**Provided data**
———
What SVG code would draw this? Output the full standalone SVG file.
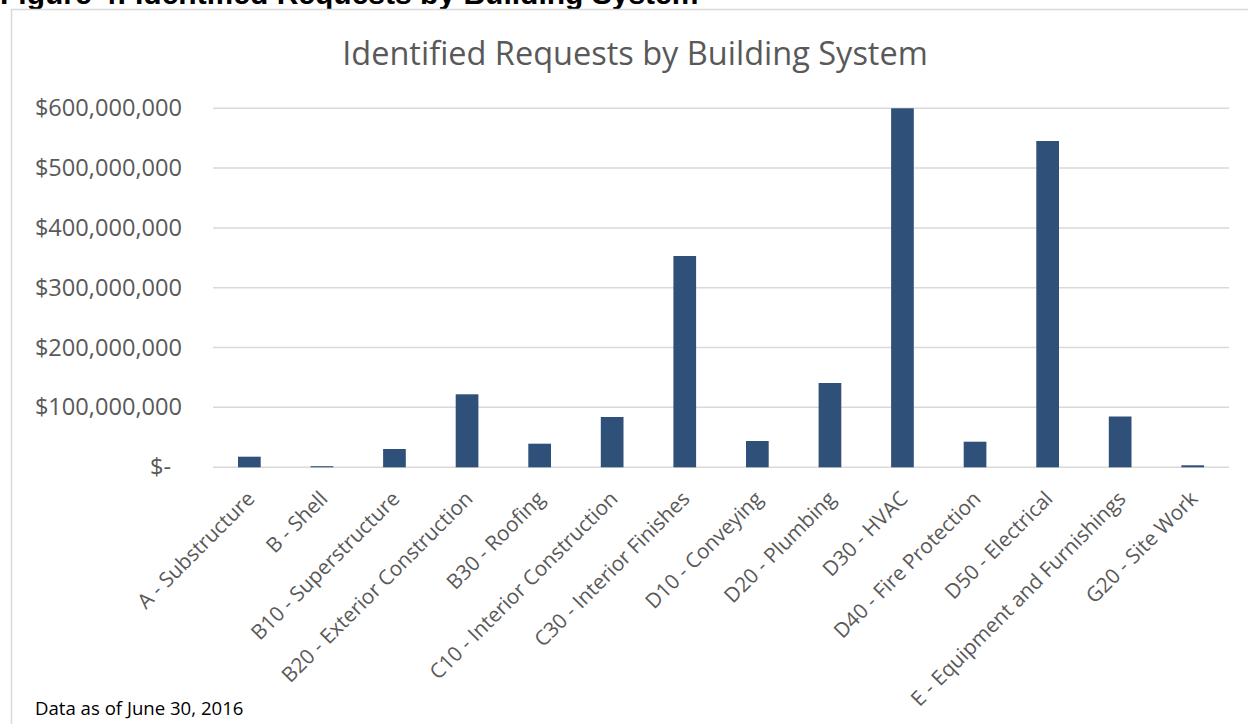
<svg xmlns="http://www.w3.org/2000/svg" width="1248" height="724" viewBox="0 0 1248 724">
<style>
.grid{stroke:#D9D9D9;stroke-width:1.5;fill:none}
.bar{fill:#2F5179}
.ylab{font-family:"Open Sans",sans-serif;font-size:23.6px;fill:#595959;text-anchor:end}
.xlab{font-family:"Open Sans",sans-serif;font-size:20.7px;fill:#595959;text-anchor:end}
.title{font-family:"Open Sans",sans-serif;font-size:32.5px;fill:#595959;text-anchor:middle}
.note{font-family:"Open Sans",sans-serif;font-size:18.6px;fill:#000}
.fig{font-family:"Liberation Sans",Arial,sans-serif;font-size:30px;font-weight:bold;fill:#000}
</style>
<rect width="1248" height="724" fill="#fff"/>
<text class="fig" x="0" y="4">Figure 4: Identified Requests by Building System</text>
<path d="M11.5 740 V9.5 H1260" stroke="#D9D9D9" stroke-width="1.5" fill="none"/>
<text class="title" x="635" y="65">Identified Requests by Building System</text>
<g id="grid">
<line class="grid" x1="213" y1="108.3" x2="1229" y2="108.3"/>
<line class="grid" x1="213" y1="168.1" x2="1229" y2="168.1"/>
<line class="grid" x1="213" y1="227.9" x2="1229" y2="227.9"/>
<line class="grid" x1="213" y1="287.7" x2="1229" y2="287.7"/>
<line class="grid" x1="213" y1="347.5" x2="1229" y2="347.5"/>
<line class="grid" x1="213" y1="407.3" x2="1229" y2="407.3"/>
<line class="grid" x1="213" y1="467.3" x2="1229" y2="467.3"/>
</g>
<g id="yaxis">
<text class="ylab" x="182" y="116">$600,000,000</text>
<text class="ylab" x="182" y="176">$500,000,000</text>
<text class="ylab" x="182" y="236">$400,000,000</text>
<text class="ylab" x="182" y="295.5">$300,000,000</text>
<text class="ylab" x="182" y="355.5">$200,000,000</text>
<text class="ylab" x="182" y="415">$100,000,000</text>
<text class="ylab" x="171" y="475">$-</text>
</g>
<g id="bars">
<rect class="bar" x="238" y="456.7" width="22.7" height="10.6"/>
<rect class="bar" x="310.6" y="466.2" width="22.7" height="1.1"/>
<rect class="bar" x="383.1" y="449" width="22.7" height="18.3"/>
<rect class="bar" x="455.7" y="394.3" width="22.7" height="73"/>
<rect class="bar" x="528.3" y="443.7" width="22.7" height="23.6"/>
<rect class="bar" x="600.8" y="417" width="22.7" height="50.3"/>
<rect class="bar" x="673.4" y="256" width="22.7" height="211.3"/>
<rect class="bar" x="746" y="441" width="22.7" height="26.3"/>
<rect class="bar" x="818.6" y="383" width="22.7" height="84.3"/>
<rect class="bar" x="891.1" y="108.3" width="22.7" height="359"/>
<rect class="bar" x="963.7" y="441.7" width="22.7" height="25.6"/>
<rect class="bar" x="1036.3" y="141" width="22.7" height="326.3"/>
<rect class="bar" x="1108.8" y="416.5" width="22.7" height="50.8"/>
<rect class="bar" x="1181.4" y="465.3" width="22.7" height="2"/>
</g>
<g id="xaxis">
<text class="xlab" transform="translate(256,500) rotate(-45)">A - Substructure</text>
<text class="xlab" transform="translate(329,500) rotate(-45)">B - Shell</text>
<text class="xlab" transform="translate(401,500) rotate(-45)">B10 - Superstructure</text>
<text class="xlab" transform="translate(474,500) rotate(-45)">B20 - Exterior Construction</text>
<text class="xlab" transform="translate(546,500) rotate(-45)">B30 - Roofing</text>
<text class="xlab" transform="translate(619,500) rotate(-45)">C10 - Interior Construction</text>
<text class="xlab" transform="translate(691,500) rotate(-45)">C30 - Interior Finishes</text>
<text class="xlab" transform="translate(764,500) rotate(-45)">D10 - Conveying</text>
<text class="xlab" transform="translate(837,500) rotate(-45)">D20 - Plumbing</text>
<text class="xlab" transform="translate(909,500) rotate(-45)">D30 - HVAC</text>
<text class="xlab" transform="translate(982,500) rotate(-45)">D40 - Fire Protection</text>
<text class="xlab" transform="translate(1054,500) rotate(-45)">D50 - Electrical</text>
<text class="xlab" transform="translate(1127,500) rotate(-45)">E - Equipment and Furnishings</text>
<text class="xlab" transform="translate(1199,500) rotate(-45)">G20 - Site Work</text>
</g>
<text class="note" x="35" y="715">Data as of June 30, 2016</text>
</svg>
———
**Exercise details**
Copy the material above in full and exactly, skipping pictures.

**Answer below**
What SVG code would draw this? Output the full standalone SVG file.
<svg xmlns="http://www.w3.org/2000/svg" width="1248" height="724" viewBox="0 0 1248 724">
<style>
.grid{stroke:#D9D9D9;stroke-width:1.5;fill:none}
.bar{fill:#2F5179}
.ylab{font-family:"Open Sans",sans-serif;font-size:23.6px;fill:#595959;text-anchor:end}
.xlab{font-family:"Open Sans",sans-serif;font-size:20.7px;fill:#595959;text-anchor:end}
.title{font-family:"Open Sans",sans-serif;font-size:32.5px;fill:#595959;text-anchor:middle}
.note{font-family:"Open Sans",sans-serif;font-size:18.6px;fill:#000}
.fig{font-family:"Liberation Sans",Arial,sans-serif;font-size:30px;font-weight:bold;fill:#000}
</style>
<rect width="1248" height="724" fill="#fff"/>
<text class="fig" x="0" y="4">Figure 4: Identified Requests by Building System</text>
<path d="M11.5 740 V9.5 H1260" stroke="#D9D9D9" stroke-width="1.5" fill="none"/>
<text class="title" x="635" y="65">Identified Requests by Building System</text>
<g id="grid">
<line class="grid" x1="213" y1="108.3" x2="1229" y2="108.3"/>
<line class="grid" x1="213" y1="168.1" x2="1229" y2="168.1"/>
<line class="grid" x1="213" y1="227.9" x2="1229" y2="227.9"/>
<line class="grid" x1="213" y1="287.7" x2="1229" y2="287.7"/>
<line class="grid" x1="213" y1="347.5" x2="1229" y2="347.5"/>
<line class="grid" x1="213" y1="407.3" x2="1229" y2="407.3"/>
<line class="grid" x1="213" y1="467.3" x2="1229" y2="467.3"/>
</g>
<g id="yaxis">
<text class="ylab" x="182" y="116">$600,000,000</text>
<text class="ylab" x="182" y="176">$500,000,000</text>
<text class="ylab" x="182" y="236">$400,000,000</text>
<text class="ylab" x="182" y="295.5">$300,000,000</text>
<text class="ylab" x="182" y="355.5">$200,000,000</text>
<text class="ylab" x="182" y="415">$100,000,000</text>
<text class="ylab" x="171" y="475">$-</text>
</g>
<g id="bars">
<rect class="bar" x="238" y="456.7" width="22.7" height="10.6"/>
<rect class="bar" x="310.6" y="466.2" width="22.7" height="1.1"/>
<rect class="bar" x="383.1" y="449" width="22.7" height="18.3"/>
<rect class="bar" x="455.7" y="394.3" width="22.7" height="73"/>
<rect class="bar" x="528.3" y="443.7" width="22.7" height="23.6"/>
<rect class="bar" x="600.8" y="417" width="22.7" height="50.3"/>
<rect class="bar" x="673.4" y="256" width="22.7" height="211.3"/>
<rect class="bar" x="746" y="441" width="22.7" height="26.3"/>
<rect class="bar" x="818.6" y="383" width="22.7" height="84.3"/>
<rect class="bar" x="891.1" y="108.3" width="22.7" height="359"/>
<rect class="bar" x="963.7" y="441.7" width="22.7" height="25.6"/>
<rect class="bar" x="1036.3" y="141" width="22.7" height="326.3"/>
<rect class="bar" x="1108.8" y="416.5" width="22.7" height="50.8"/>
<rect class="bar" x="1181.4" y="465.3" width="22.7" height="2"/>
</g>
<g id="xaxis">
<text class="xlab" transform="translate(256,500) rotate(-45)">A - Substructure</text>
<text class="xlab" transform="translate(329,500) rotate(-45)">B - Shell</text>
<text class="xlab" transform="translate(401,500) rotate(-45)">B10 - Superstructure</text>
<text class="xlab" transform="translate(474,500) rotate(-45)">B20 - Exterior Construction</text>
<text class="xlab" transform="translate(546,500) rotate(-45)">B30 - Roofing</text>
<text class="xlab" transform="translate(619,500) rotate(-45)">C10 - Interior Construction</text>
<text class="xlab" transform="translate(691,500) rotate(-45)">C30 - Interior Finishes</text>
<text class="xlab" transform="translate(764,500) rotate(-45)">D10 - Conveying</text>
<text class="xlab" transform="translate(837,500) rotate(-45)">D20 - Plumbing</text>
<text class="xlab" transform="translate(909,500) rotate(-45)">D30 - HVAC</text>
<text class="xlab" transform="translate(982,500) rotate(-45)">D40 - Fire Protection</text>
<text class="xlab" transform="translate(1054,500) rotate(-45)">D50 - Electrical</text>
<text class="xlab" transform="translate(1127,500) rotate(-45)">E - Equipment and Furnishings</text>
<text class="xlab" transform="translate(1199,500) rotate(-45)">G20 - Site Work</text>
</g>
<text class="note" x="35" y="715">Data as of June 30, 2016</text>
</svg>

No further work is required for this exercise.